The EPA has accused VW of installing software in their diesel cars to deliberately reduce levels of nitrous oxide during emission testing.  When the software is disabled, some VW diesels emit nitrous oxide levels 40 times greater than legislated limits.

The EPA are seeking an eye-watering fine of $18 billion. 

VW will join Caterpillar, Volvo, Ford and Honda in the naughty boys room as these too have also employed so called ‘defeat devices’ in the past.

In recent years there has been a change in the method of measuring emission data. The previous method (left) measured the actual emission. It was expensive, moderately accurate, and required an mechanic to receive a short exposure to dense emissions.

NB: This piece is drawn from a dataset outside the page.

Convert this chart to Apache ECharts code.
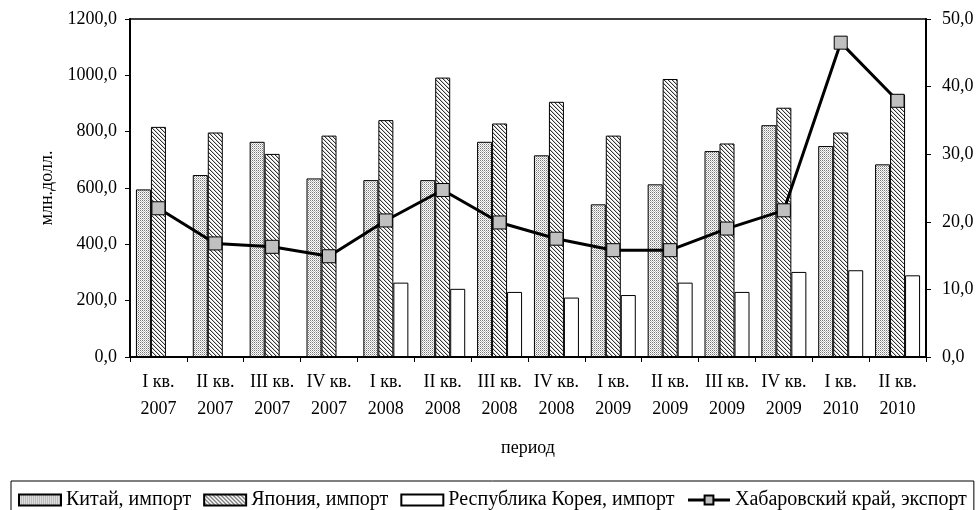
<!DOCTYPE html>
<html><head><meta charset="utf-8">
<script src="https://cdn.jsdelivr.net/npm/echarts@6/dist/echarts.min.js"></script>
<style>html,body{margin:0;padding:0;background:#fff}#c{width:978px;height:510px}</style>
</head><body><div id="c"></div>
<script>
var categories = ['I кв.\n2007','II кв.\n2007','III кв.\n2007','IV кв.\n2007','I кв.\n2008','II кв.\n2008','III кв.\n2008','IV кв.\n2008','I кв.\n2009','II кв.\n2009','III кв.\n2009','IV кв.\n2009','I кв.\n2010','II кв.\n2010'];
var chinaImport = [595, 646, 764, 634, 628, 628, 764, 716, 542, 613, 731, 823, 749, 684];
var japanImport = [817, 797, 721, 786, 841, 992, 829, 906, 786, 987, 758, 885, 797, 932];
var koreaImport = [null, null, null, null, 264, 242, 231, 211, 220, 264, 231, 302, 308, 290];
var khabExport = [22.0, 16.8, 16.3, 14.9, 20.2, 24.7, 19.9, 17.5, 15.8, 15.8, 19.0, 21.7, 46.5, 37.9];
var seriesNames = ['Китай, импорт', 'Япония, импорт', 'Республика Корея, импорт', 'Хабаровский край, экспорт'];

function dotPattern() {
  var c = document.createElement('canvas'); c.width = 2; c.height = 2;
  var g = c.getContext('2d');
  g.fillStyle = '#fff'; g.fillRect(0,0,2,2);
  g.fillStyle = '#777'; g.fillRect(0,0,1,1);
  g.fillStyle = '#bbb'; g.fillRect(1,1,1,1);
  return c;
}
function hatchPattern() {
  var c = document.createElement('canvas'); c.width = 4; c.height = 4;
  var g = c.getContext('2d');
  g.fillStyle = '#fff'; g.fillRect(0,0,4,4);
  g.fillStyle = '#333';
  for (var i = 0; i < 4; i++) { g.fillRect(i, i, 1, 1); }
  g.fillStyle = '#ccc';
  for (var j = 0; j < 4; j++) { g.fillRect((j+1)%4, j, 1, 1); }
  return c;
}
var font = 'Liberation Serif';
var fmt = function (v) { return v.toFixed(1).replace('.', ','); };
var chart = echarts.init(document.getElementById('c'));
chart.setOption({
  animation: false,
  textStyle: { fontFamily: font, color: '#000' },
  grid: { left: 130, right: 52, top: 19, bottom: 153, show: true, borderColor: '#000', borderWidth: 1.5 },
  legend: {
    left: 11, top: 481, padding: [9, 7, 10, 7], itemGap: 12, itemWidth: 42, itemHeight: 11,
    borderColor: '#000', borderWidth: 1,
    textStyle: { fontFamily: font, fontSize: 20, color: '#000' },
    data: [
      { name: seriesNames[0], icon: 'rect' },
      { name: seriesNames[1], icon: 'rect' },
      { name: seriesNames[2], icon: 'rect' },
      { name: seriesNames[3], lineStyle: { width: 3, color: '#000' } }
    ]
  },
  xAxis: {
    type: 'category', data: categories,
    name: 'период', nameLocation: 'middle', nameGap: 82,
    nameTextStyle: { fontFamily: font, fontSize: 18, color: '#000' },
    axisLine: { lineStyle: { color: '#000', width: 2 } },
    axisTick: { show: true, length: 5, lineStyle: { color: '#000' } },
    axisLabel: { fontFamily: font, fontSize: 18, color: '#000', margin: 12, lineHeight: 27, interval: 0 }
  },
  yAxis: [{
    type: 'value', min: 0, max: 1200, interval: 200,
    name: 'млн.долл.', nameLocation: 'middle', nameGap: 74, nameRotate: 90,
    nameTextStyle: { fontFamily: font, fontSize: 18, color: '#000' },
    axisLine: { show: true, lineStyle: { color: '#000', width: 2 } },
    axisTick: { show: true, length: 5, lineStyle: { color: '#000' } },
    splitLine: { show: false },
    axisLabel: { fontFamily: font, fontSize: 18, color: '#000', margin: 13, formatter: fmt }
  }, {
    type: 'value', min: 0, max: 50, interval: 10, position: 'right',
    axisLine: { show: true, lineStyle: { color: '#000', width: 2 } },
    axisTick: { show: true, length: 5, lineStyle: { color: '#000' } },
    splitLine: { show: false },
    axisLabel: { fontFamily: font, fontSize: 18, color: '#000', margin: 16, formatter: fmt }
  }],
  series: [{
    name: seriesNames[0], type: 'bar', data: chinaImport, barWidth: 15, barGap: '0%',
    itemStyle: { color: { image: dotPattern(), repeat: 'repeat' }, borderColor: '#000', borderWidth: 1 }
  }, {
    name: seriesNames[1], type: 'bar', data: japanImport, barWidth: 15, barGap: '0%',
    itemStyle: { color: { image: hatchPattern(), repeat: 'repeat' }, borderColor: '#000', borderWidth: 1 }
  }, {
    name: seriesNames[2], type: 'bar', data: koreaImport, barWidth: 15, barGap: '0%',
    itemStyle: { color: '#fff', borderColor: '#000', borderWidth: 1 }
  }, {
    name: seriesNames[3], type: 'line', yAxisIndex: 1, data: khabExport,
    symbol: 'rect', symbolSize: 13, z: 5,
    lineStyle: { color: '#000', width: 3 },
    itemStyle: { color: '#c0c0c0', borderColor: '#000', borderWidth: 1 }
  }]
});
</script></body></html>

The new tool (right) plugs into the car computer checks whether the software and hardware controlling the emissions are working properly. If they are, it is then assumed that the actual emission is within standard. It is quicker and safer.

Now, it turns out, that if you use the old-fashioned approach to measurement without alerting the car’s computer, the regulation-busting NOx levels are evident.

So, surely then, if these pollutants are so damaging, wouldn’t you put a process in place to monitor the efficacy of the software? For example, doesn't make sense to randomly check the actual emission of, say, every 20th vehicle? This is standard practice in manufacturing.

Apparently not. 

Here’s the take away for Executives.

Despite your best endeavours, you may have 'defeat devices' installed in your organisation. To ensure this is not the case, you have to engage the source data.

What does this mean?

  • Even if your Net Promotor Score is a whopping 80%, you, personally, should still verify the data by engaging with customers.
  • Even if your employee engagement surveys tell you things couldn’t be better, you still need to confirm this by walking, talking and listening.

If it’s important to you, you have to engage the source data.